Bill Clinton tried to solve the Iraqi problem from 10,000 feet. During his presidency America bombed Iraq but stopped short of any serious engagement. At enormous cost America, in particular, but other nations, notably Britain, have committed ground troops to Iraq and Afghanistan in the hope of giving those two troubled nations the possibility of the same freedoms that we enjoy. Mr Cameron is 100% correct to say that democracy is much more than elections but it is misleading to suggest that Iraq’s democracy is being imposed from 10,000 feet or at the barrel of a gun. For example, enormous efforts have been made to craft constitutions that respect the rights of women and religious diversity in both countries. Troops are now embedded in Iraqi communities, intimately involved in community protection, and providing the space that is necessary for political and institutional progress.
In an ideal world we would have time to allow the institutions that support democracy to evolve – as Mr Cameron recommends – but we don’t live in an ideal world. The free world had to intervene in Afghanistan because the nation’s Taliban regime was supporting al-Qaeda, not least the 9/11 attacks. Without that intervention we cannot know how recent history might have been different but who thought, at the time, that 9/11 was an isolated event rather than the beginning of a campaign of terror?
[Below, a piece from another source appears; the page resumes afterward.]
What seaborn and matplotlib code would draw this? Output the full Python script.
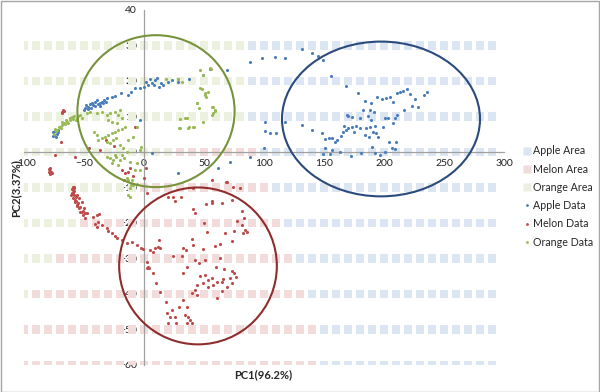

More controversially, we also had to intervene in Iraq because Saddam Hussein was an unrepentant threat to the peace of the region and wider world. The Iraq campaign was very badly handled. We all know that but David Cameron would be better advised to criticise the Rumsfeld doctrine – and its belief in a limited deployment – or Iran for its destabilising role. Talk of dropping democracy from 10,000 feet makes for good headlines but it doesn’t help us understand what went wrong – nor what has begun to go right in Iraq.